__DATA LINES__
>>>>>

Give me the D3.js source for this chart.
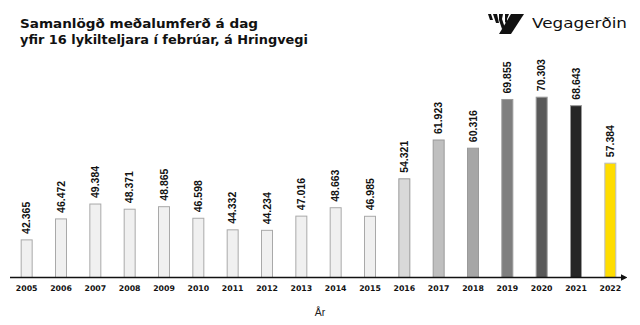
<!DOCTYPE html>
<html><head><meta charset="utf-8">
<script src="https://cdn.jsdelivr.net/npm/d3@7"></script>
<style>html,body{margin:0;padding:0;background:#fff;}svg{display:block;}</style>
</head><body>
<script>
const years = ["2005","2006","2007","2008","2009","2010","2011","2012","2013","2014","2015","2016","2017","2018","2019","2020","2021","2022"];
const values = [42.365,46.472,49.384,48.371,48.865,46.598,44.332,44.234,47.016,48.663,46.985,54.321,61.923,60.316,69.855,70.303,68.643,57.384];
const valueLabels = ["42.365","46.472","49.384","48.371","48.865","46.598","44.332","44.234","47.016","48.663","46.985","54.321","61.923","60.316","69.855","70.303","68.643","57.384"];
const fills = ["#f0f0f0","#f0f0f0","#f0f0f0","#f0f0f0","#f0f0f0","#f0f0f0","#f0f0f0","#f0f0f0","#f0f0f0","#f0f0f0","#f0f0f0","#d9d9d9","#bfbfbf","#a6a6a6","#7f7f7f","#595959","#262626","#ffdd00"];
const titleLines = ["Samanlögð meðalumferð á dag","yfir 16 lykilteljara í febrúar, á Hringvegi"];
const xTitle = "År";

const W = 640, H = 325;
const svg = d3.select("body").append("svg").attr("width", W).attr("height", H);

const x = d3.scaleBand().domain(years).range([9.5, 627.5]).paddingInner(0.68).paddingOuter(0.34);
const y = d3.scaleLinear().domain([35, 75]).range([277.5, 73.2]);

// bars
svg.append("g").selectAll("rect").data(years).join("rect")
  .attr("x", d => x(d))
  .attr("width", x.bandwidth())
  .attr("y", (d,i) => y(values[i]))
  .attr("height", (d,i) => y(35) - y(values[i]))
  .attr("fill", (d,i) => fills[i])
  .attr("stroke", (d,i) => i < 11 ? "#a9a9a9" : (i === 17 ? "#b8bcc8" : "#9a9a9a"))
  .attr("stroke-width", 1);

// value labels
svg.append("g").selectAll("text").data(years).join("text")
  .attr("transform", (d,i) => `translate(${x(d) + x.bandwidth()/2 + 3.8},${y(values[i]) - 6}) rotate(-90)`)
  .attr("font-family", "Liberation Sans, Arial, sans-serif")
  .attr("font-weight", "bold")
  .attr("font-size", "10.5px")
  .attr("fill", "#111")
  .text((d,i) => valueLabels[i]);

// axis
const axis = d3.axisBottom(x).tickSize(0).tickPadding(8);
const gx = svg.append("g").attr("transform", `translate(0,${y(35)})`).call(axis);
gx.select(".domain").remove();
gx.selectAll("text")
  .attr("font-family", "DejaVu Sans, sans-serif")
  .attr("font-weight", "bold")
  .attr("font-size", "7.8px")
  .attr("fill", "#111");

svg.append("defs").append("marker")
  .attr("id","arr").attr("viewBox","0 0 10 10").attr("refX",0).attr("refY",5)
  .attr("markerWidth",4).attr("markerHeight",4).attr("orient","auto")
  .append("path").attr("d","M0,0L10,5L0,10z").attr("fill","#111");
svg.append("line").attr("x1", 10).attr("x2", 621).attr("y1", y(35)).attr("y2", y(35))
  .attr("stroke", "#111").attr("stroke-width", 1.6).attr("marker-end","url(#arr)");

svg.append("text").attr("x", 320).attr("y", 316).attr("text-anchor","middle")
  .attr("font-family","Liberation Sans, Arial, sans-serif").attr("font-size","10.5px").attr("fill","#222")
  .text(xTitle);

// title
const tl = [258, 308];
titleLines.forEach((t,i) => {
  svg.append("text").attr("x", 20).attr("y", 27.5 + i*16)
    .attr("font-family","DejaVu Sans, sans-serif").attr("font-weight","bold").attr("font-size","13px")
    .attr("fill","#111").attr("textLength", tl[i]-20).attr("lengthAdjust","spacingAndGlyphs")
    .text(t);
});

// logo
const lg = svg.append("g").attr("fill","#111");
lg.append("path").attr("d","M511,14 L524,14 L511,34 L499,34 Z");
lg.append("path").attr("d","M488,14 L491,14 L493,20 L490,20 Z");
lg.append("path").attr("d","M493,14 L497,14 L499,23 L496,23 Z");
lg.append("path").attr("d","M499,14 L503,14 L502,19 L505,28 L502,29 L499,20 Z");
lg.append("path").attr("d","M505,14 L509,14 L507,19 L507,24 L505,22 Z");
lg.append("text").attr("x", 532).attr("y", 27.5)
  .attr("font-family","DejaVu Sans, sans-serif").attr("font-size","14.5px").attr("fill","#111")
  .attr("textLength", 95).attr("lengthAdjust","spacingAndGlyphs")
  .text("Vegagerðin");
</script>
</body></html>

<<<<<

__GOAL__
Give every line above again exactly, with no pictures.

__SOLUTION TO THIS EXERCISE__
Give me the D3.js source for this chart.
<!DOCTYPE html>
<html><head><meta charset="utf-8">
<script src="https://cdn.jsdelivr.net/npm/d3@7"></script>
<style>html,body{margin:0;padding:0;background:#fff;}svg{display:block;}</style>
</head><body>
<script>
const years = ["2005","2006","2007","2008","2009","2010","2011","2012","2013","2014","2015","2016","2017","2018","2019","2020","2021","2022"];
const values = [42.365,46.472,49.384,48.371,48.865,46.598,44.332,44.234,47.016,48.663,46.985,54.321,61.923,60.316,69.855,70.303,68.643,57.384];
const valueLabels = ["42.365","46.472","49.384","48.371","48.865","46.598","44.332","44.234","47.016","48.663","46.985","54.321","61.923","60.316","69.855","70.303","68.643","57.384"];
const fills = ["#f0f0f0","#f0f0f0","#f0f0f0","#f0f0f0","#f0f0f0","#f0f0f0","#f0f0f0","#f0f0f0","#f0f0f0","#f0f0f0","#f0f0f0","#d9d9d9","#bfbfbf","#a6a6a6","#7f7f7f","#595959","#262626","#ffdd00"];
const titleLines = ["Samanlögð meðalumferð á dag","yfir 16 lykilteljara í febrúar, á Hringvegi"];
const xTitle = "År";

const W = 640, H = 325;
const svg = d3.select("body").append("svg").attr("width", W).attr("height", H);

const x = d3.scaleBand().domain(years).range([9.5, 627.5]).paddingInner(0.68).paddingOuter(0.34);
const y = d3.scaleLinear().domain([35, 75]).range([277.5, 73.2]);

// bars
svg.append("g").selectAll("rect").data(years).join("rect")
  .attr("x", d => x(d))
  .attr("width", x.bandwidth())
  .attr("y", (d,i) => y(values[i]))
  .attr("height", (d,i) => y(35) - y(values[i]))
  .attr("fill", (d,i) => fills[i])
  .attr("stroke", (d,i) => i < 11 ? "#a9a9a9" : (i === 17 ? "#b8bcc8" : "#9a9a9a"))
  .attr("stroke-width", 1);

// value labels
svg.append("g").selectAll("text").data(years).join("text")
  .attr("transform", (d,i) => `translate(${x(d) + x.bandwidth()/2 + 3.8},${y(values[i]) - 6}) rotate(-90)`)
  .attr("font-family", "Liberation Sans, Arial, sans-serif")
  .attr("font-weight", "bold")
  .attr("font-size", "10.5px")
  .attr("fill", "#111")
  .text((d,i) => valueLabels[i]);

// axis
const axis = d3.axisBottom(x).tickSize(0).tickPadding(8);
const gx = svg.append("g").attr("transform", `translate(0,${y(35)})`).call(axis);
gx.select(".domain").remove();
gx.selectAll("text")
  .attr("font-family", "DejaVu Sans, sans-serif")
  .attr("font-weight", "bold")
  .attr("font-size", "7.8px")
  .attr("fill", "#111");

svg.append("defs").append("marker")
  .attr("id","arr").attr("viewBox","0 0 10 10").attr("refX",0).attr("refY",5)
  .attr("markerWidth",4).attr("markerHeight",4).attr("orient","auto")
  .append("path").attr("d","M0,0L10,5L0,10z").attr("fill","#111");
svg.append("line").attr("x1", 10).attr("x2", 621).attr("y1", y(35)).attr("y2", y(35))
  .attr("stroke", "#111").attr("stroke-width", 1.6).attr("marker-end","url(#arr)");

svg.append("text").attr("x", 320).attr("y", 316).attr("text-anchor","middle")
  .attr("font-family","Liberation Sans, Arial, sans-serif").attr("font-size","10.5px").attr("fill","#222")
  .text(xTitle);

// title
const tl = [258, 308];
titleLines.forEach((t,i) => {
  svg.append("text").attr("x", 20).attr("y", 27.5 + i*16)
    .attr("font-family","DejaVu Sans, sans-serif").attr("font-weight","bold").attr("font-size","13px")
    .attr("fill","#111").attr("textLength", tl[i]-20).attr("lengthAdjust","spacingAndGlyphs")
    .text(t);
});

// logo
const lg = svg.append("g").attr("fill","#111");
lg.append("path").attr("d","M511,14 L524,14 L511,34 L499,34 Z");
lg.append("path").attr("d","M488,14 L491,14 L493,20 L490,20 Z");
lg.append("path").attr("d","M493,14 L497,14 L499,23 L496,23 Z");
lg.append("path").attr("d","M499,14 L503,14 L502,19 L505,28 L502,29 L499,20 Z");
lg.append("path").attr("d","M505,14 L509,14 L507,19 L507,24 L505,22 Z");
lg.append("text").attr("x", 532).attr("y", 27.5)
  .attr("font-family","DejaVu Sans, sans-serif").attr("font-size","14.5px").attr("fill","#111")
  .attr("textLength", 95).attr("lengthAdjust","spacingAndGlyphs")
  .text("Vegagerðin");
</script>
</body></html>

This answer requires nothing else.